When the First World War broke out, North Road was producing a new engine every fortnight, and employing 2,366 men. During the war, its output tumbled to just a couple of engines a year. Many of its men went off to fight, and 1,000 women were recruited to work in a shell shop, off Wales Street. Only male supervisors were allowed in the shop and the women manufactured 1,500,000 18-pound shells in four years.

After the war, even though the working breakfast was scraped and the shift began at 7.30am, North Road continued to grow. A separate paint and boiler shop had been established at Stooperdale in 1911, and in 1923 a wagonworks was opened at Faverdale producing 10,000 timber wagons and carriages a year. Darlington was now a complete railway town with many thousand well-paid railway jobs insulating it against the worst of the Great Depression that blighted the rest of the country.

Even so, there were four-day working weeks and long, unpaid holidays over Christmas. These, though, may have given the railwaymen time to prepare their bi-annual carnivals which became the highlight of Darlington’s calendar, and which raised £30,000 in the inter-war years to build the Memorial Hospital.

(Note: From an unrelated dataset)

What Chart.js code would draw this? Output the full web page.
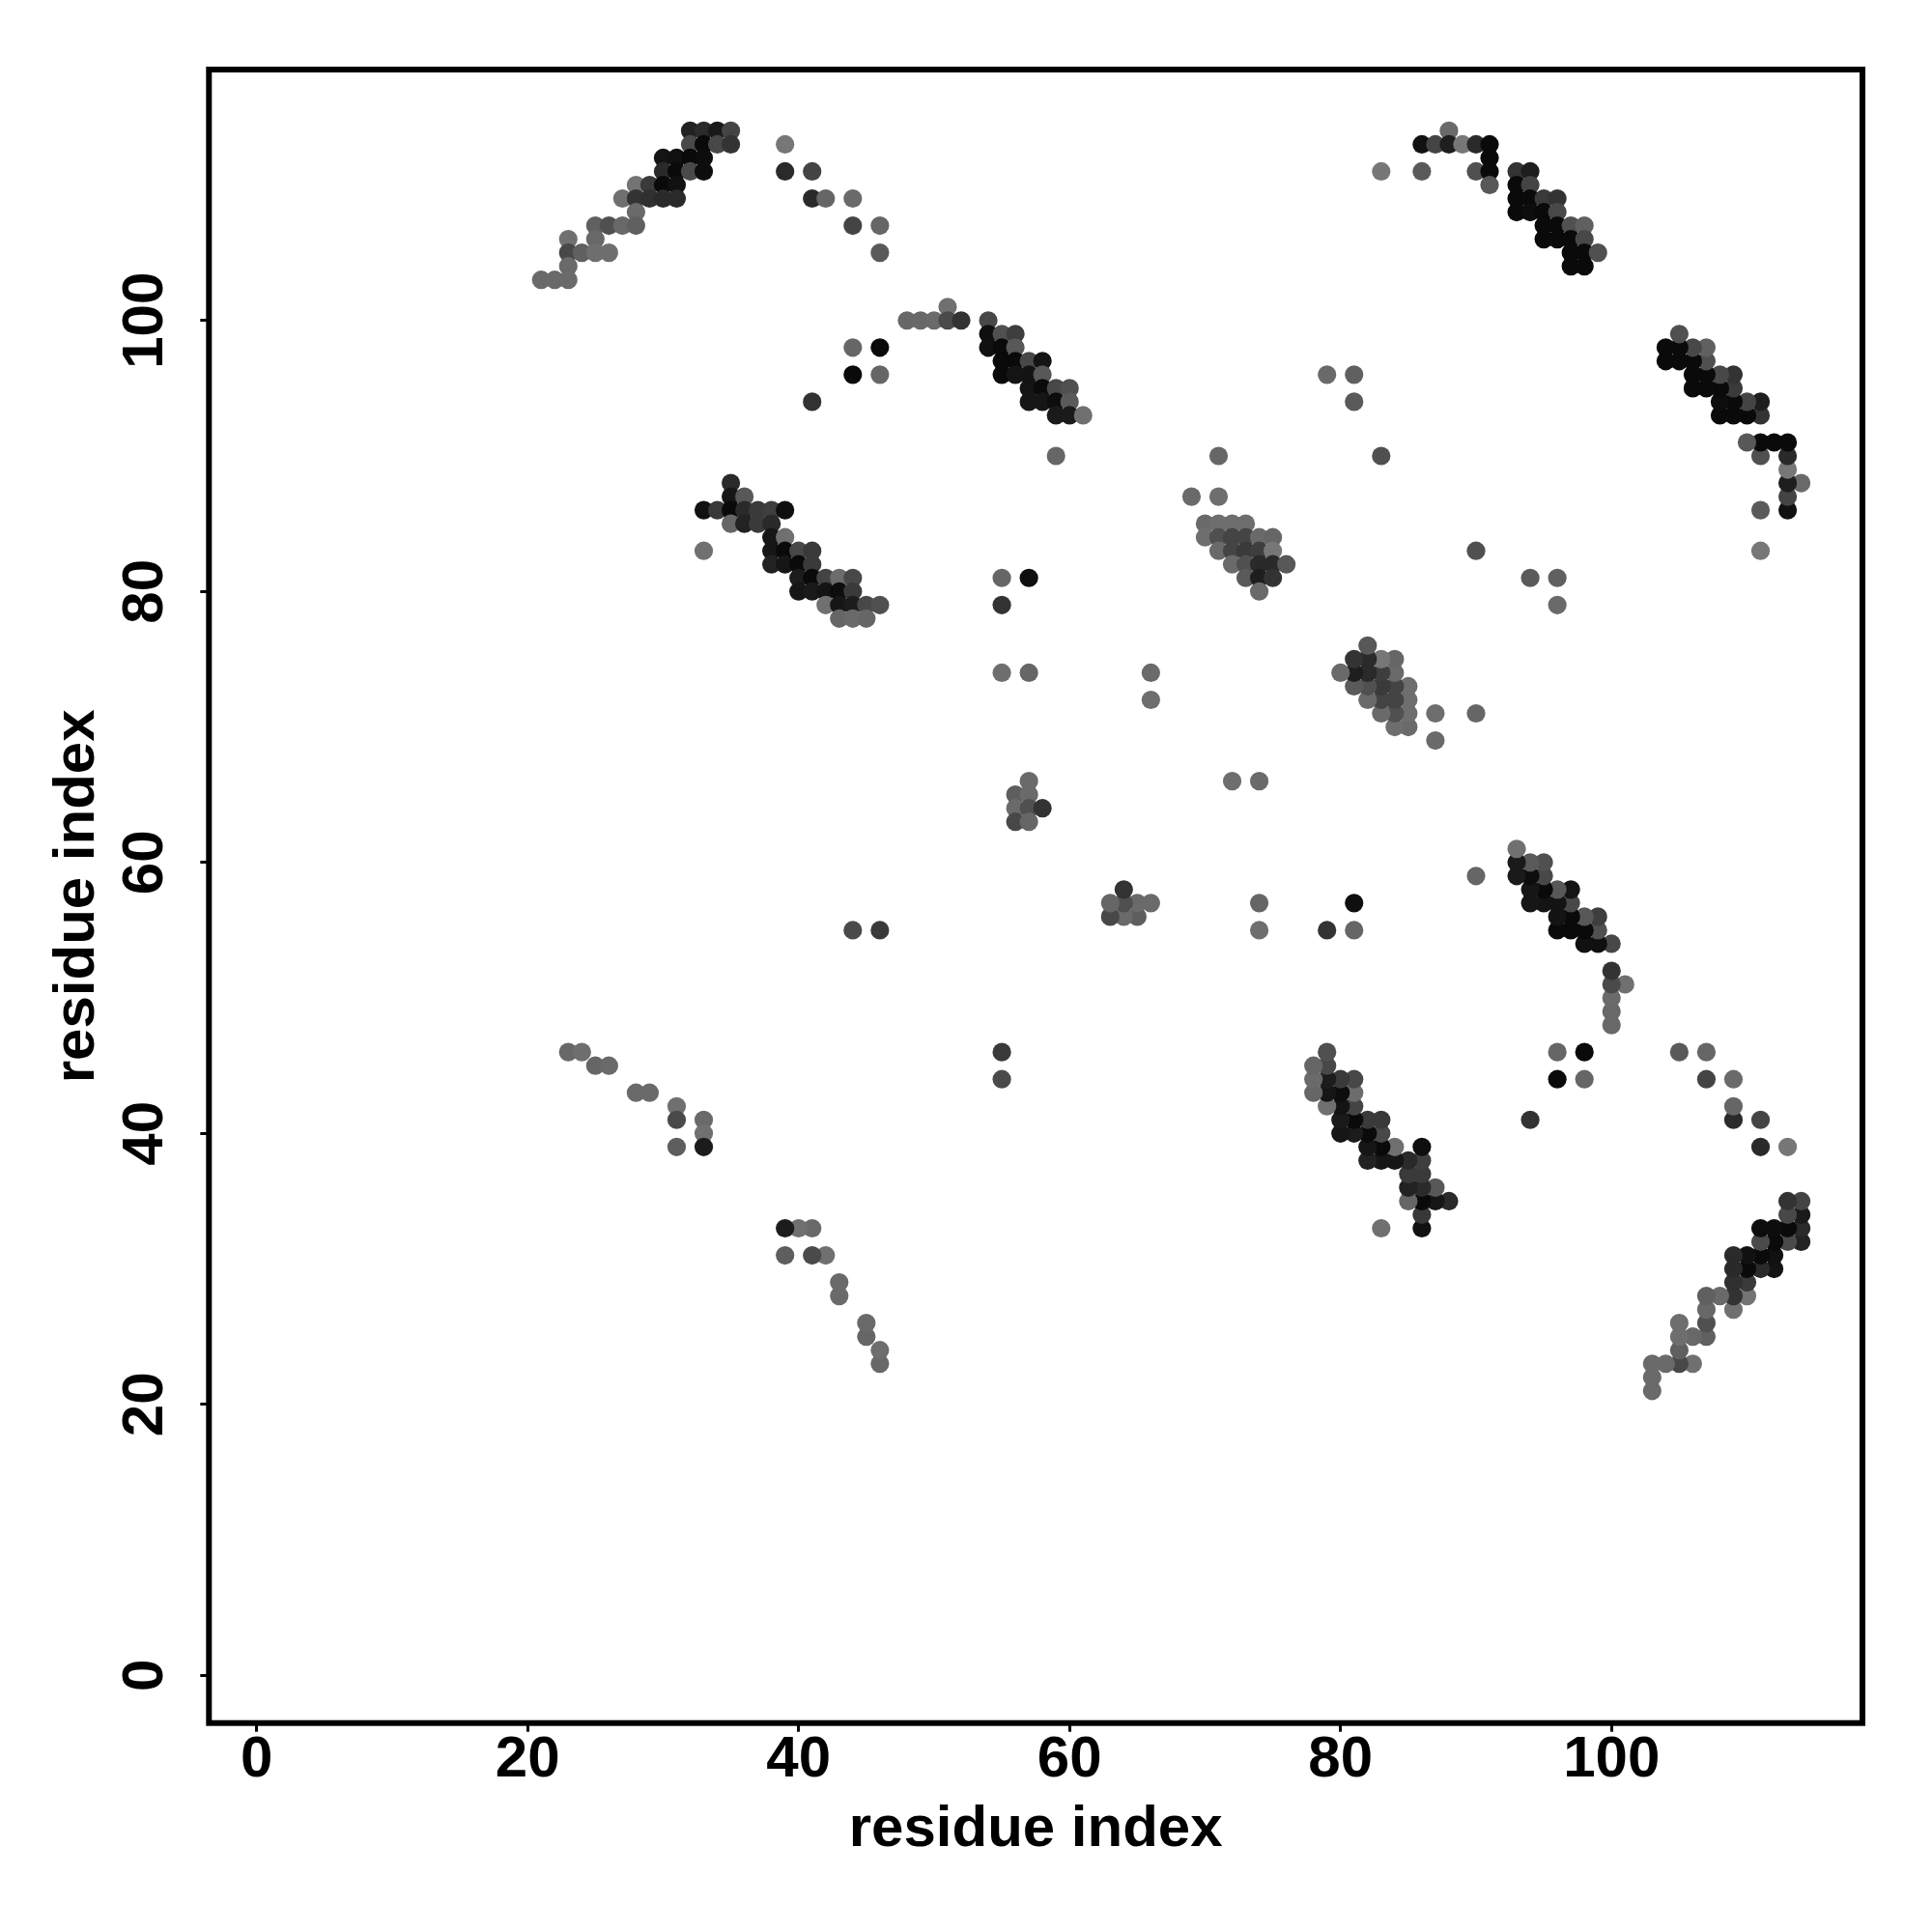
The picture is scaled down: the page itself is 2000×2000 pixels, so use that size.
<!DOCTYPE html>
<html>
<head>
<meta charset="utf-8">
<title>residue contact map</title>
<script src="https://cdn.jsdelivr.net/npm/chart.js@4"></script>
<style>
    html, body { margin: 0; padding: 0; background: #fff; }
    canvas { display: block; }
</style>
</head>
<body>
<canvas id="contactMap" width="2000" height="2000"></canvas>
<script>
// Contact map is symmetric, so only the half with x < y is listed, row by row
const rowY = [114, 113, 112, 111, 110, 109, 108, 107, 106, 105, 104, 103, 101, 100, 99, 98, 97, 96, 95, 94, 93, 90, 88, 87, 86, 85, 84, 83, 82, 81, 80, 79, 78, 74, 72, 66, 65, 64, 63, 55, 46, 45, 43, 42, 41, 40, 39];
const rowX = [
    [32, 33, 34, 35, 88],
    [32, 33, 34, 35, 39, 86, 87, 88, 89, 90, 91],
    [30, 31, 32, 33, 91],
    [30, 31, 32, 33, 39, 41, 83, 86, 90, 91, 93, 94],
    [28, 29, 30, 31, 91, 93, 94],
    [27, 28, 29, 30, 31, 41, 42, 44, 93, 94, 95, 96],
    [28, 93, 94, 95, 96],
    [25, 26, 27, 28, 44, 46, 95, 96, 97, 98],
    [23, 25, 95, 96, 97, 98],
    [23, 24, 25, 26, 46, 97, 98, 99],
    [23, 97, 98],
    [21, 22, 23],
    [51],
    [48, 49, 50, 51, 52, 54],
    [54, 55, 56],
    [44, 46, 54, 55, 56],
    [55, 56, 57, 58],
    [44, 46, 55, 56, 57, 58, 79, 81],
    [57, 58, 59, 60],
    [41, 57, 58, 59, 60, 81],
    [59, 60, 61],
    [59, 71, 83],
    [35],
    [35, 36, 69, 71],
    [33, 34, 35, 36, 37, 38, 39],
    [35, 36, 37, 38, 70, 71, 72, 73],
    [38, 39, 70, 71, 72, 73, 74, 75],
    [33, 38, 39, 40, 41, 71, 72, 73, 74, 75],
    [38, 39, 40, 41, 72, 73, 74, 75, 76],
    [40, 41, 42, 43, 44, 55, 57, 73, 74, 75],
    [40, 41, 42, 43, 44, 74],
    [42, 43, 44, 45, 46, 55],
    [43, 44, 45],
    [55, 57, 66],
    [66],
    [57],
    [56, 57],
    [56, 57, 58],
    [56, 57],
    [44, 46],
    [23, 24],
    [25, 26],
    [28, 29],
    [31],
    [31, 33],
    [33],
    [31, 33]
];
// Grey level of each dot, same shape as rowX
const rowShade = [
    [34, 42, 26, 68, 106],
    [74, 10, 72, 51, 119, 17, 68, 30, 119, 42, 10],
    [20, 17, 10, 13, 10],
    [42, 10, 74, 13, 42, 68, 119, 90, 80, 10, 51, 30],
    [116, 58, 10, 17, 88, 10, 68],
    [112, 51, 48, 42, 42, 42, 102, 106, 10, 10, 58, 51],
    [106, 10, 13, 10, 72],
    [96, 80, 104, 96, 68, 102, 10, 10, 80, 96],
    [112, 104, 10, 10, 10, 72],
    [72, 96, 110, 110, 90, 10, 10, 80],
    [106, 10, 10],
    [106, 106, 106],
    [112],
    [104, 104, 106, 74, 51, 72],
    [15, 80, 62],
    [102, 10, 17, 10, 88],
    [10, 10, 72, 20],
    [10, 102, 10, 20, 20, 88, 106, 96],
    [20, 10, 72, 80],
    [51, 22, 22, 13, 90, 90],
    [26, 26, 112],
    [102, 102, 80],
    [42],
    [22, 88, 106, 110],
    [17, 56, 10, 42, 58, 62, 15],
    [102, 34, 58, 42, 106, 110, 110, 110],
    [22, 112, 110, 80, 68, 68, 106, 102],
    [112, 22, 10, 72, 58, 106, 68, 58, 62, 119],
    [34, 22, 10, 58, 106, 80, 42, 42, 88],
    [28, 10, 68, 108, 72, 102, 15, 90, 30, 51],
    [22, 26, 20, 13, 58, 106],
    [112, 22, 28, 72, 80, 51],
    [102, 106, 102],
    [110, 102, 106],
    [110],
    [106],
    [94, 106],
    [106, 80, 51],
    [72, 102],
    [74, 58],
    [104, 110],
    [102, 106],
    [106, 106],
    [112],
    [74, 106],
    [112],
    [94, 28]
];
const tickValues = [0, 20, 40, 60, 80, 100];
const axisLabel = 'residue index';

// Flatten the rows and add the mirrored half
const points = [];
const colors = [];
rowY.forEach((y, r) => {
    rowX[r].forEach((x, c) => {
        const g = rowShade[r][c];
        const color = `rgb(${g},${g},${g})`;
        points.push({ x: x, y: y });
        colors.push(color);
        points.push({ x: y, y: x });
        colors.push(color);
    });
});

const labelFont = { family: '"Liberation Sans"', size: 60, weight: 'bold' };

// R style box round the plot
const boxPlugin = {
    id: 'box',
    afterDatasetsDraw(chart) {
        const { ctx, chartArea } = chart;
        ctx.save();
        ctx.strokeStyle = '#000';
        ctx.lineWidth = 6;
        ctx.strokeRect(chartArea.left, chartArea.top, chartArea.right - chartArea.left, chartArea.bottom - chartArea.top);
        ctx.restore();
    }
};

function setTicks(scale) {
    scale.ticks = tickValues.map(v => ({ value: v }));
}

new Chart(document.getElementById('contactMap'), {
    type: 'scatter',
    data: {
        datasets: [{
            data: points,
            pointRadius: 9.6,
            pointBorderWidth: 0,
            pointBackgroundColor: colors
        }]
    },
    options: {
        responsive: false,
        animation: false,
        devicePixelRatio: 1,
        layout: { padding: { top: 72, right: 72, left: 0, bottom: 0 } },
        plugins: { legend: { display: false }, tooltip: { enabled: false } },
        scales: {
            x: {
                type: 'linear',
                min: -3.52,
                max: 118.52,
                afterBuildTicks: setTicks,
                afterFit(scale) { scale.height = 216.3; },
                border: { display: false },
                grid: { drawOnChartArea: false, tickLength: 9, tickWidth: 3, tickColor: '#000' },
                ticks: { color: '#000', font: labelFont, padding: -6, autoSkip: false, maxRotation: 0 },
                title: { display: true, text: axisLabel, color: '#000', font: labelFont, padding: { top: 0, bottom: 70 } }
            },
            y: {
                type: 'linear',
                min: -3.52,
                max: 118.52,
                afterBuildTicks: setTicks,
                afterFit(scale) { scale.width = 216.3; },
                border: { display: false },
                grid: { drawOnChartArea: false, tickLength: 9, tickWidth: 3, tickColor: '#000' },
                ticks: { color: '#000', font: labelFont, padding: 6, autoSkip: false, minRotation: 90, maxRotation: 90, crossAlign: 'center' },
                title: { display: true, text: axisLabel, color: '#000', font: labelFont, padding: { top: 44, bottom: 0 } }
            }
        }
    },
    plugins: [boxPlugin]
});
</script>
</body>
</html>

In 1929, in secret behind a large curtain to prevent spying, North Road men built locomotive No 10,000 – the “Hush-Hush”, which was Sir Nigel Gresley’s first revolutionary experiment in streamlining.

The Second World War was kinder to North Road than the first, but in peace-time it entered a new age: on January 1, 1948, the big four private companies were nationalised to form British Railways. Initially for North Road, this was positive: in 1954, it employed 4,000 men – its biggest register – and they built 50 locomotives a year while maintaining the national fleet of 1,724 engines.

A negative, though, was on the horizon: the creeping dieselisation of the BR network. For a workshop designed to build steam engines, this was bad news. North Road did try to convert to the new technology and in 1956 it was at full capacity, making ten steam locos and 45 diesel engines, and repairing 684 locos.

After 94 years, the steam era came to an end when the last of North Road’s 2,269 steam locos, BR No 84029, rolled off the production line in October 1957.

Darlington was now wholly devoted to diesels – but more troubles were ahead. In 1960, with passengers and goods opting to travel by the new motorway system, BR lost £42m. On March 15, 1961, the Conservative Transport Minister Ernest Marples announced that he was appointing Richard Beeching, the chairman of ICI, to take charge of BR and return it to profitability.

One of Beeching's first announcements came on September 19, 1962: 18,000 jobs in railway workshops across the country were to go, including 3,000 in Darlington.